Kepler is a telescope that looks simultaneously and continuously at more than 150,000 stars, recording the amount of light coming from them. It is seeking the tiny, periodic diminutions of illumination caused by planetary transits and, on January 4th, the team running it announced that five such patterns had shown up in the first six weeks of the probe’s operation.

The past 15 years have shown that planets are commonplace. More than 400 have been located around stars other than the sun, by looking for the wobbles in parent stars that orbiting planets cause. A decent wobble, though, requires a massive planet, so the wobble method does not favour the discovery of Earth-sized objects. Kepler, however, can find such planets. The Earth itself, in transit, reduces the amount of light an observer would see from the sun by about 0.01%. That is well within Kepler’s range.

In fact, the planets found so far are significantly larger than Earth. Four are about the size of Jupiter and one about the size of Neptune. They also have much shorter orbits, ranging from 3.3 to 4.9 terrestrial days. Neither of these facts is surprising. Even using the transit method, big planets are easier to spot than small ones, and to be sure that a flicker in brightness is caused by a planet rather than some property of the star itself, it must occur at regular and predictable intervals. Hundreds of flickers that might have been caused by planets with longer orbits have been seen, but have not yet have been confirmed as transits.

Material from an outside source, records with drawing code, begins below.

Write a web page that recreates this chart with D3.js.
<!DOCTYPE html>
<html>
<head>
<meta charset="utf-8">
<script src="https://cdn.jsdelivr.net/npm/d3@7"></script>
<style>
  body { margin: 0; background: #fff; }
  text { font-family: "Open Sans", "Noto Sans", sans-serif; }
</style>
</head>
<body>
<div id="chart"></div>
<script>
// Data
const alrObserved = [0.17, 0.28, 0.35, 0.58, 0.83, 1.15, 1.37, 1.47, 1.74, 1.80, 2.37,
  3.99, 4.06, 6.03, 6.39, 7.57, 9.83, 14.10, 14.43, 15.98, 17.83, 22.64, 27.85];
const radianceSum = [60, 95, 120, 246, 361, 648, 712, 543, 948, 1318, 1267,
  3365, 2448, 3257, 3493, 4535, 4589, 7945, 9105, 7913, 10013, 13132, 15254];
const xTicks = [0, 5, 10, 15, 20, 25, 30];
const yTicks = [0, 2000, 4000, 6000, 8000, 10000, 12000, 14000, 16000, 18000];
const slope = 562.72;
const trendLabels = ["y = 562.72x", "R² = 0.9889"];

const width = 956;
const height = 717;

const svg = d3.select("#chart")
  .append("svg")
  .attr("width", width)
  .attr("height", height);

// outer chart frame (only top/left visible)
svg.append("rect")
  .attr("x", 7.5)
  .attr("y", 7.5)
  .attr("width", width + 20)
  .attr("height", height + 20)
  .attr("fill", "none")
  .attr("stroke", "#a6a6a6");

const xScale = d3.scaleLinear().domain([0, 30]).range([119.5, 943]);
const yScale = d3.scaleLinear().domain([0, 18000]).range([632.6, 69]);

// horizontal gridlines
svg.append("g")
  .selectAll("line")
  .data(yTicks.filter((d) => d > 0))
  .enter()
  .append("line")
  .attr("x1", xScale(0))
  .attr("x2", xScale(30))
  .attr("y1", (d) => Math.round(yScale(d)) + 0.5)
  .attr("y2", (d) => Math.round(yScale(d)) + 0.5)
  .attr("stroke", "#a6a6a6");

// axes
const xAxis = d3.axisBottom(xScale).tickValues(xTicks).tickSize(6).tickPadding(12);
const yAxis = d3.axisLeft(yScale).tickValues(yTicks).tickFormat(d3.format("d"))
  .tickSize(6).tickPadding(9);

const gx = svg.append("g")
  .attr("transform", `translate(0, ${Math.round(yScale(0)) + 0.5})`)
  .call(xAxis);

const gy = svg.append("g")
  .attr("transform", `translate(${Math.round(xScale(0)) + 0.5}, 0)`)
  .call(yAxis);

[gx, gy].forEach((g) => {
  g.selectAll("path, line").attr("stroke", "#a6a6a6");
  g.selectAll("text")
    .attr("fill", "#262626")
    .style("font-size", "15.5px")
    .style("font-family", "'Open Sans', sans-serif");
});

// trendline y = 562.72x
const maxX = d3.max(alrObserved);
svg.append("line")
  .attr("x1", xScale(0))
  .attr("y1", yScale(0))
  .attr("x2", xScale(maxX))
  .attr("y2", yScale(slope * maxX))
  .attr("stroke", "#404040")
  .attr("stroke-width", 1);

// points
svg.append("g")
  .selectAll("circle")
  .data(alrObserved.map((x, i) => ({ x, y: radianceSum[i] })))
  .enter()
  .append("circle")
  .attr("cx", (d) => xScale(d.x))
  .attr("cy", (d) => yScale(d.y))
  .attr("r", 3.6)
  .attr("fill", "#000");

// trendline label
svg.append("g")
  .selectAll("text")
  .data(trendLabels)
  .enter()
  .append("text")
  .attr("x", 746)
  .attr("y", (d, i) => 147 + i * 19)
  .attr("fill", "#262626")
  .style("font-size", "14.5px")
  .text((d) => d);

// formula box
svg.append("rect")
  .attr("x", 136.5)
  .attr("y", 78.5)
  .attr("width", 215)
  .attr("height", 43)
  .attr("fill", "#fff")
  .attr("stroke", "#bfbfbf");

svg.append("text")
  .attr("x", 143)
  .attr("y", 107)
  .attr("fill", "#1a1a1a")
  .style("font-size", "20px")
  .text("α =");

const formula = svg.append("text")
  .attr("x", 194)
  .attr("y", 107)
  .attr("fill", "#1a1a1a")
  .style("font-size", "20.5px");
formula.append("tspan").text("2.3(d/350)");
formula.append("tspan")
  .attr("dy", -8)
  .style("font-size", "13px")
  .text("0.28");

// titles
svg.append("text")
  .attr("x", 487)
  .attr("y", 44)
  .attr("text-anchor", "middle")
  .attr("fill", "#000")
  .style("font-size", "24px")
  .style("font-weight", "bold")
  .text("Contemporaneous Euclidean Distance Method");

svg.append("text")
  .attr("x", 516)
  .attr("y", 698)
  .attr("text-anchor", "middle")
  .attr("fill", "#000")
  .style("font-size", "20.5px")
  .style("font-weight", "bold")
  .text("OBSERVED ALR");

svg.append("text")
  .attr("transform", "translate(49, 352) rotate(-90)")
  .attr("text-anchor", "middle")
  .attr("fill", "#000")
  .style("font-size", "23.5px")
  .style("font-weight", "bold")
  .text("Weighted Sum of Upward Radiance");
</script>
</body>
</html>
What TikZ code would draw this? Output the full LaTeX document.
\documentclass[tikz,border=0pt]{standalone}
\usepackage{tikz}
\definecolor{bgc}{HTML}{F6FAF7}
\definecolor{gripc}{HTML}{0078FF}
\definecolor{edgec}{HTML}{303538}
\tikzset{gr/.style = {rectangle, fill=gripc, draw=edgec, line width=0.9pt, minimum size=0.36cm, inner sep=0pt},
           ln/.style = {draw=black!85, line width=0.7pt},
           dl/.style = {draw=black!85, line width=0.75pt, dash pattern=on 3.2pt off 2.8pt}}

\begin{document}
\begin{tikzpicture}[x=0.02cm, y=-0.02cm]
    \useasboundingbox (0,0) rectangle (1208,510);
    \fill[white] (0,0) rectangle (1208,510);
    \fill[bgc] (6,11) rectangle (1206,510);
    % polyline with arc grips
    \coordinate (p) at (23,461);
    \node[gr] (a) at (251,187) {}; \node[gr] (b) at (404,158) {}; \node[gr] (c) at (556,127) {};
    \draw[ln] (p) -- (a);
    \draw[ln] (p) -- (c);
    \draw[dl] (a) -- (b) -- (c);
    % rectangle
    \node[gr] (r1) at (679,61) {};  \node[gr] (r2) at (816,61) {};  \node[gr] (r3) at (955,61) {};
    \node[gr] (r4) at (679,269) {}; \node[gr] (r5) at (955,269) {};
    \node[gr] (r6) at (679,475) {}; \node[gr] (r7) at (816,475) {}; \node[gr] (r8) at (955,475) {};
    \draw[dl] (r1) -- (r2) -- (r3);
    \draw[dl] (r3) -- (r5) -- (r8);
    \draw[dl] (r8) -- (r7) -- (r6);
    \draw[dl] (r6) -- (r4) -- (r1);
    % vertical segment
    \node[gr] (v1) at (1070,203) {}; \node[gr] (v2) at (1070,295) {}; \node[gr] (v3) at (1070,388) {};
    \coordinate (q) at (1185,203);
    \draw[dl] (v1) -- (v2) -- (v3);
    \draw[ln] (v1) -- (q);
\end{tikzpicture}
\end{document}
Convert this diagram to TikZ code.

What this does mean, though, is that the planets in question are are much closer to their stars than Earth is, and thus much hotter (1200-1650ºC), as well as being larger. But they are not as hot as the most peculiar discoveries Kepler has made. These are two planet-sized objects that are far hotter (at 12,000ºC) than their distances from their parent stars suggest they should be. That means they are giving out energy of their own, yet they are too small to be stars. One theory is that they are youngsters, giving off heat as they collapse inwards due to the pull of their own gravity, but nobody knows for sure.

None of these discoveries favours the underlying reason why planet-hunting is such a popular sport—the hope that, one day, a life-bearing planet will turn up. For that, more numbers will have to be crunched, and planetary atmospheres analysed for signs of oxygen. The hunt, however, is on in earnest. If Earth-sized planets are out there, they will soon be found.